Another question: "The save system in Dead Rising met with much disapproval and bad reviews. If you could go back in time and change it, would you?" Inafune said that people cannot go back in time, so it doesn't really matter. If he could though, he would not change it because he has no regrets and the player should just accept it. He then told a story about how in that game, you must save the game by going to a bathroom (inside the game). He originally told the team that he wanted the game to be more realistic by requiring the player to sleep and use the bathroom. He thought you should have to do that. The team hated this idea, refused to implement it, and ignored him. Later when they made the save system, they put it in the bathrooms as a way to give an inch on the whole bathroom idea.

I knew Clint Hocking (Splinter Cell) would give a good lecture, but I didn't expect it to be possibly the best one of the Conference. He talked about how some games explore a physical space (we have lots of those!) while others allow us to explore a system. He even quoted my book with the line "Playing to win is exploring." It's exploring the system of a game to find effective strategies. Anyway, he went on to say that one system we never really seem to explore is a system of morality. 22 years ago Ultimta 4 kind of tried to do this by measuring your valor, humility, etc. It also tried to do some fake 3D. It sort of sucked at both, but it tried. 22 years later, we have iterated the hell out of 3D to the point where it's awesome. We're nowhere on exploring moral/ethical spaces in games. KOTOR doesn't count.

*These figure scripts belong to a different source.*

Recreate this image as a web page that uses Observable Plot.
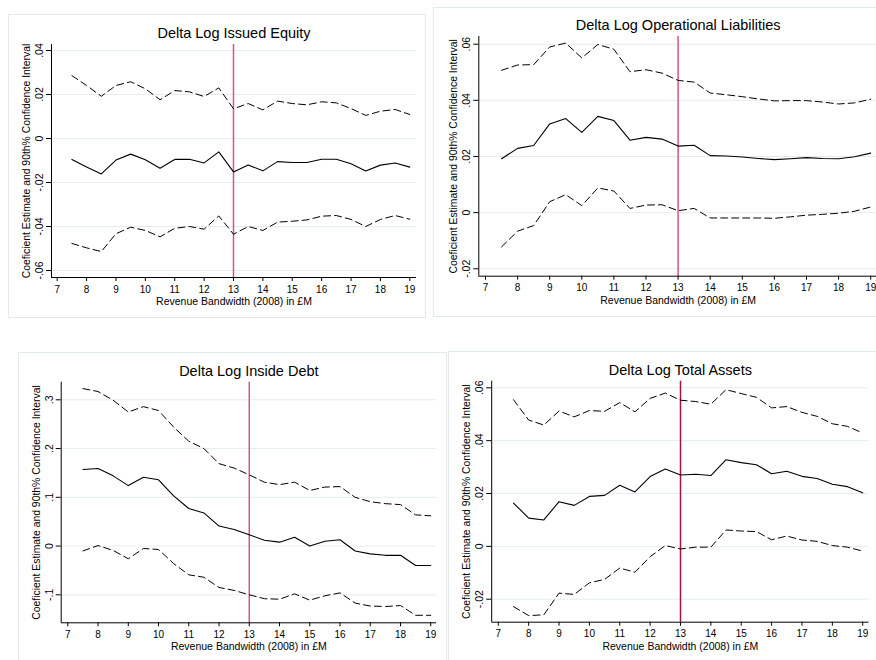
<!DOCTYPE html>
<html><head><meta charset="utf-8">
<script src="https://cdn.jsdelivr.net/npm/d3@7"></script>
<script src="https://cdn.jsdelivr.net/npm/@observablehq/plot@0.6"></script>
<style>
html,body{margin:0;padding:0;width:876px;height:660px;overflow:hidden;background:#fff;}
.panel{position:absolute;overflow:hidden;}
.border{position:absolute;border:1px solid #e2ebeb;box-sizing:border-box;pointer-events:none;}
</style></head><body>
<script>
// Shared x values (revenue bandwidth, £M) and tick labels
const bandwidth = [7.5,8,8.5,9,9.5,10,10.5,11,11.5,12,12.5,13,13.5,14,14.5,15,15.5,16,16.5,17,17.5,18,18.5,19];
const xTicks = [7,8,9,10,11,12,13,14,15,16,17,18,19];
const cutoff = [13];

// Panel titles
const titles = ["Delta Log Issued Equity","Delta Log Operational Liabilities","Delta Log Inside Debt","Delta Log Total Assets"];
const xTitle = "Revenue Bandwidth (2008) in £M";
const yTitle = "Coeficient Estimate and 90th% Confidence Interval";

// Delta Log Issued Equity
const equityUpper = [0.0286,0.0241,0.0192,0.0241,0.0258,0.0226,0.0176,0.0218,0.0212,0.0191,0.0230,0.0135,0.0159,0.0130,0.0170,0.0159,0.0153,0.0167,0.0162,0.0136,0.0105,0.0124,0.0132,0.0109];
const equityCoef  = [-0.0095,-0.0130,-0.0161,-0.0098,-0.0071,-0.0097,-0.0135,-0.0095,-0.0094,-0.0111,-0.0061,-0.0152,-0.0120,-0.0147,-0.0105,-0.0109,-0.0109,-0.0094,-0.0094,-0.0115,-0.0148,-0.0121,-0.0111,-0.0130];
const equityLower = [-0.0477,-0.0497,-0.0514,-0.0433,-0.0403,-0.0418,-0.0447,-0.0408,-0.0400,-0.0412,-0.0352,-0.0435,-0.0400,-0.0418,-0.0380,-0.0376,-0.0370,-0.0353,-0.0350,-0.0368,-0.0400,-0.0368,-0.0350,-0.0367];
const equityYTicks = [-0.06,-0.04,-0.02,0,0.02,0.04];

// Delta Log Operational Liabilities
const liabUpper = [0.0507,0.0526,0.0527,0.0590,0.0604,0.0551,0.0599,0.0582,0.0502,0.0509,0.0497,0.0471,0.0465,0.0426,0.0420,0.0413,0.0405,0.0398,0.0399,0.0399,0.0394,0.0387,0.0391,0.0404];
const liabCoef  = [0.0192,0.0229,0.0239,0.0316,0.0335,0.0286,0.0343,0.0328,0.0258,0.0268,0.0262,0.0237,0.0240,0.0203,0.0202,0.0198,0.0193,0.0189,0.0192,0.0196,0.0193,0.0192,0.0199,0.0212];
const liabLower = [-0.0122,-0.0066,-0.0046,0.0039,0.0064,0.0025,0.0088,0.0077,0.0015,0.0027,0.0028,0.0007,0.0015,-0.0019,-0.0019,-0.0019,-0.0019,-0.0020,-0.0015,-0.0009,-0.0006,-0.0002,0.0005,0.0020];
const liabYTicks = [-0.02,0,0.02,0.04,0.06];

// Delta Log Inside Debt
const debtUpper = [0.323,0.317,0.299,0.275,0.286,0.278,0.244,0.215,0.200,0.169,0.160,0.146,0.131,0.126,0.131,0.114,0.121,0.122,0.100,0.091,0.087,0.085,0.064,0.062];
const debtCoef  = [0.157,0.159,0.144,0.124,0.141,0.136,0.103,0.077,0.068,0.041,0.034,0.023,0.012,0.008,0.018,0.000,0.010,0.013,-0.010,-0.016,-0.019,-0.019,-0.040,-0.040];
const debtLower = [-0.010,0.001,-0.009,-0.026,-0.005,-0.007,-0.036,-0.059,-0.064,-0.085,-0.091,-0.100,-0.108,-0.109,-0.098,-0.111,-0.102,-0.096,-0.117,-0.123,-0.124,-0.122,-0.142,-0.142];
const debtYTicks = [-0.1,0,0.1,0.2,0.3];

// Delta Log Total Assets
const assetsUpper = [0.0555,0.0478,0.0459,0.0512,0.0490,0.0514,0.0511,0.0544,0.0509,0.0560,0.0580,0.0553,0.0548,0.0538,0.0593,0.0578,0.0564,0.0524,0.0529,0.0507,0.0492,0.0464,0.0454,0.0429];
const assetsCoef  = [0.0164,0.0107,0.0100,0.0169,0.0155,0.0189,0.0193,0.0231,0.0206,0.0264,0.0293,0.0270,0.0273,0.0268,0.0328,0.0317,0.0309,0.0275,0.0284,0.0265,0.0257,0.0235,0.0226,0.0203];
const assetsLower = [-0.0228,-0.0262,-0.0259,-0.0177,-0.0182,-0.0138,-0.0125,-0.0082,-0.0098,-0.0039,0.0003,-0.0010,-0.0003,-0.0003,0.0062,0.0058,0.0056,0.0025,0.0039,0.0024,0.0019,0.0003,-0.0003,-0.0018];
const assetsYTicks = [-0.02,0,0.02,0.04,0.06];

function stataFmt(v) {
  if (Math.abs(v) < 1e-12) return "0";
  return String(+v.toFixed(4)).replace(/^(-?)0\./, "$1.");
}

function rows(upper, coef, lower) {
  return bandwidth.map((b, i) => ({b, hi: upper[i], coef: coef[i], lo: lower[i]}));
}

const FONT = "'Liberation Sans', Arial, Helvetica, sans-serif";

function panel(o) {
  const data = rows(o.upper, o.coef, o.lower);
  const wrap = document.createElement("div");
  wrap.className = "panel";
  Object.assign(wrap.style, {left: o.left + "px", top: o.top + "px", width: o.width + "px", height: o.height + "px"});
  const chart = Plot.plot({
    width: o.width, height: o.height,
    marginLeft: o.ml, marginRight: o.mr, marginTop: o.mt, marginBottom: o.mb,
    style: {fontFamily: FONT, fontSize: "10px", color: "#000", background: "transparent"},
    x: {type: "linear", domain: o.xDomain},
    y: {type: "linear", domain: o.yDomain},
    marks: [
      Plot.gridY(o.yTicks, {stroke: "#e4eded", strokeOpacity: 1, strokeWidth: 1}),
      Plot.ruleX(cutoff, {stroke: o.red, strokeWidth: 1.5}),
      Plot.line(data, {x: "b", y: "hi", stroke: "#000", strokeWidth: 1, strokeDasharray: "7,4"}),
      Plot.line(data, {x: "b", y: "coef", stroke: "#000", strokeWidth: 1.1}),
      Plot.line(data, {x: "b", y: "lo", stroke: "#000", strokeWidth: 1, strokeDasharray: "7,4"}),
      Plot.ruleY([o.yDomain[0]], {stroke: "#000", strokeWidth: 1}),
      Plot.ruleX([o.xDomain[0]], {stroke: "#000", strokeWidth: 1}),
      Plot.axisX({ticks: xTicks, tickSize: 4, tickPadding: 4, tickFormat: d => String(d), label: null, fontSize: 10, stroke: "#000"}),
      Plot.axisY({ticks: o.yTicks, tickSize: 5, tickPadding: 3.5, tickRotate: -90, tickFormat: stataFmt, label: null, fontSize: 10.5, stroke: "#000"}),
      Plot.text([o.title], {frameAnchor: "top", dy: -11, lineAnchor: "middle", fontSize: 14.5, fill: "#000"}),
      Plot.text([xTitle], {frameAnchor: "bottom", dy: 24, lineAnchor: "middle", fontSize: 10.5, fill: "#000"}),
      Plot.text([yTitle], {frameAnchor: "left", dx: -25, rotate: -90, textAnchor: "middle", lineAnchor: "middle", fontSize: 10.4, fill: "#000"})
    ]
  });
  wrap.appendChild(chart);
  document.body.appendChild(wrap);
  const border = document.createElement("div");
  border.className = "border";
  Object.assign(border.style, {left: o.left + "px", top: o.top + "px", width: o.width + "px", height: o.height + "px"});
  document.body.appendChild(border);
}

const pink = "#d6577b";
const crimson = "#a8133d";

panel({title: titles[0], upper: equityUpper, coef: equityCoef, lower: equityLower, yTicks: equityYTicks,
  left: 8, top: 14, width: 418, height: 304, ml: 43, mr: 10, mt: 30, mb: 41,
  xDomain: [6.806, 19.228], yDomain: [-0.06318, 0.04273], red: pink});

panel({title: titles[1], upper: liabUpper, coef: liabCoef, lower: liabLower, yTicks: liabYTicks,
  left: 433, top: 7, width: 460, height: 310, ml: 45.3, mr: 16, mt: 29, mb: 41.3,
  xDomain: [6.791, 19.212], yDomain: [-0.02264, 0.06274], red: pink});

panel({title: titles[2], upper: debtUpper, coef: debtCoef, lower: debtLower, yTicks: debtYTicks,
  left: 18, top: 352, width: 429, height: 311, ml: 42.7, mr: 11, mt: 29.7, mb: 40.7,
  xDomain: [6.782, 19.19], yDomain: [-0.1574, 0.3361], red: pink});

panel({title: titles[3], upper: assetsUpper, coef: assetsCoef, lower: assetsLower, yTicks: assetsYTicks,
  left: 447.5, top: 351, width: 440, height: 312, ml: 43.2, mr: 19.5, mt: 29.7, mb: 41.3,
  xDomain: [6.783, 19.207], yDomain: [-0.0287, 0.0625], red: crimson});
</script>
</body></html>
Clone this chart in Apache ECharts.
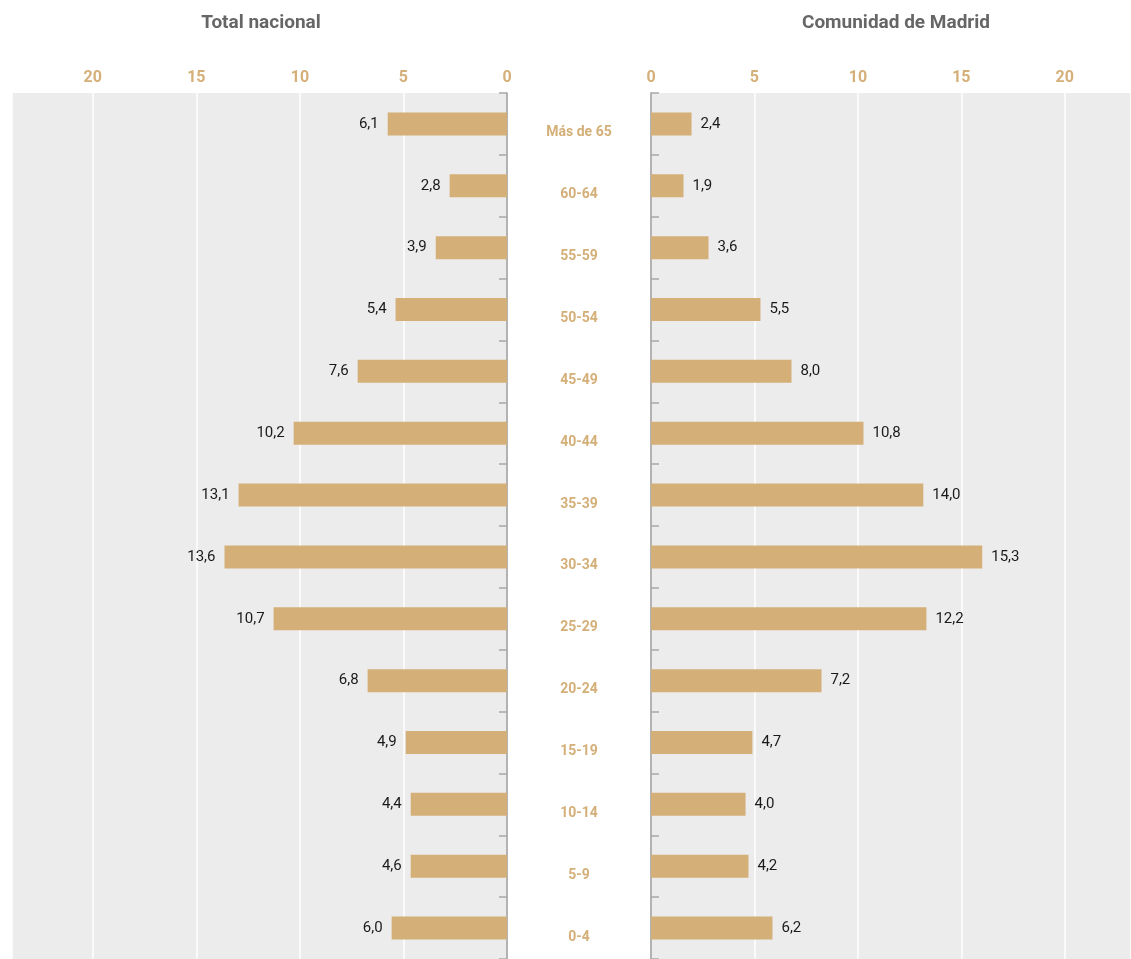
<!DOCTYPE html>
<html>
<head>
<meta charset="utf-8">
<script src="https://cdn.jsdelivr.net/npm/echarts@6/dist/echarts.min.js"></script>
<style>
  html, body { margin: 0; padding: 0; background: #fff; }
  #main { width: 1131px; height: 959px; }
</style>
</head>
<body>
<div id="main"></div>
<script>
// grupos de edad, de arriba abajo
const ageGroups = ['Más de 65', '60-64', '55-59', '50-54', '45-49', '40-44', '35-39',
  '30-34', '25-29', '20-24', '15-19', '10-14', '5-9', '0-4'];

// longitud de las barras tal como se dibujan
const barNacional = [5.76, 2.77, 3.44, 5.38, 7.21, 10.3, 12.96, 13.64, 11.27, 6.73, 4.89, 4.65, 4.65, 5.57];
const barMadrid = [1.96, 1.57, 2.78, 5.29, 6.79, 10.27, 13.16, 16.01, 13.31, 8.24, 4.9, 4.57, 4.71, 5.87];

// cifras impresas junto a cada barra
const labelNacional = ['6,1', '2,8', '3,9', '5,4', '7,6', '10,2', '13,1', '13,6', '10,7', '6,8', '4,9', '4,4', '4,6', '6,0'];
const labelMadrid = ['2,4', '1,9', '3,6', '5,5', '8,0', '10,8', '14,0', '15,3', '12,2', '7,2', '4,7', '4,0', '4,2', '6,2'];

const titles = ['Total nacional', 'Comunidad de Madrid'];

const FONT = 'Roboto, "DejaVu Sans Condensed", sans-serif';
const GOLD = '#d4af78';

const chart = echarts.init(document.getElementById('main'));

function valueAxis(idx, inverse, max) {
  return {
    type: 'value',
    gridIndex: idx,
    position: 'top',
    inverse: inverse,
    min: 0,
    max: max,
    interval: 5,
    axisLine: { show: false },
    axisTick: { show: false },
    axisLabel: {
      margin: 7,
      color: GOLD,
      fontFamily: FONT,
      fontWeight: 'bold',
      fontSize: 16,
      showMaxLabel: false,
      formatter: (v) => (v % 5 === 0 ? String(v) : '')
    },
    splitLine: { show: true, lineStyle: { color: '#ffffff', width: 1.5 } }
  };
}

function categoryAxis(idx, pos, showLabels) {
  return {
    type: 'category',
    gridIndex: idx,
    position: pos,
    inverse: true,
    data: ageGroups,
    axisLine: { show: true, lineStyle: { color: '#9a9a9a', width: 1.5 } },
    axisTick: { show: true, inside: true, length: 8, lineStyle: { color: '#a8a8a8', width: 1.5 } },
    axisLabel: {
      show: showLabels,
      margin: 72,
      align: 'center',
      verticalAlign: 'top',
      lineHeight: 18,
      color: GOLD,
      fontFamily: FONT,
      fontWeight: 'bold',
      fontSize: 14
    },
    splitLine: { show: false }
  };
}

const option = {
  backgroundColor: '#ffffff',
  animation: false,
  title: [
    {
      text: titles[0], left: 261, top: 14, textAlign: 'center', padding: 0,
      textStyle: { color: '#666666', fontFamily: FONT, fontWeight: 'bold', fontSize: 19 }
    },
    {
      text: titles[1], left: 896, top: 14, textAlign: 'center', padding: 0,
      textStyle: { color: '#666666', fontFamily: FONT, fontWeight: 'bold', fontSize: 19 }
    }
  ],
  grid: [
    { left: 12, width: 495, top: 93, height: 869, show: true, backgroundColor: '#ececec', borderWidth: 0 },
    { left: 651, right: 0, top: 93, height: 869, show: true, backgroundColor: '#ececec', borderWidth: 0 }
  ],
  xAxis: [valueAxis(0, true, 23.9), valueAxis(1, false, 23.2)],
  yAxis: [categoryAxis(0, 'right', true), categoryAxis(1, 'left', false)],
  series: [
    {
      name: titles[0],
      type: 'bar',
      xAxisIndex: 0,
      yAxisIndex: 0,
      barWidth: 23,
      data: barNacional,
      itemStyle: { color: GOLD },
      label: {
        show: true,
        position: 'left',
        distance: 9,
        color: '#1a1a1a',
        fontFamily: FONT,
        fontSize: 15,
        formatter: (p) => labelNacional[p.dataIndex]
      }
    },
    {
      name: titles[1],
      type: 'bar',
      xAxisIndex: 1,
      yAxisIndex: 1,
      barWidth: 23,
      data: barMadrid,
      itemStyle: { color: GOLD },
      label: {
        show: true,
        position: 'right',
        distance: 9,
        color: '#1a1a1a',
        fontFamily: FONT,
        fontSize: 15,
        formatter: (p) => labelMadrid[p.dataIndex]
      }
    }
  ]
};

chart.setOption(option);

window.addEventListener('resize', () => {
  chart.resize();
});
</script>
</body>
</html>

He even went as far as to say that the game Spiderman 2 (a game he really likes) did a big disservice to the license. Spiderman's premise is that "Great power brings great responsiblity," but that the game only offers great power with zero sense of responsibility. That isn't even Spiderman, Hocking says.

Games are accused of teaching things like murder, mugging, rape and so forth. Hocking says games aren't teaching those things because they aren't teaching much of anything, on the whole. They aren't SAYING anything. He proposes that games actually start to clean up their act, and he didn't mean by not having GTA anymore. He meant by starting to explore what a game about exploring morality would really be like. This is exactly the topic I am interested in, so this really, really caught my eye. I had the fortune of having dinner with Clint and discussing this further.

It's late and there's more tomorrow, so I'll sign off.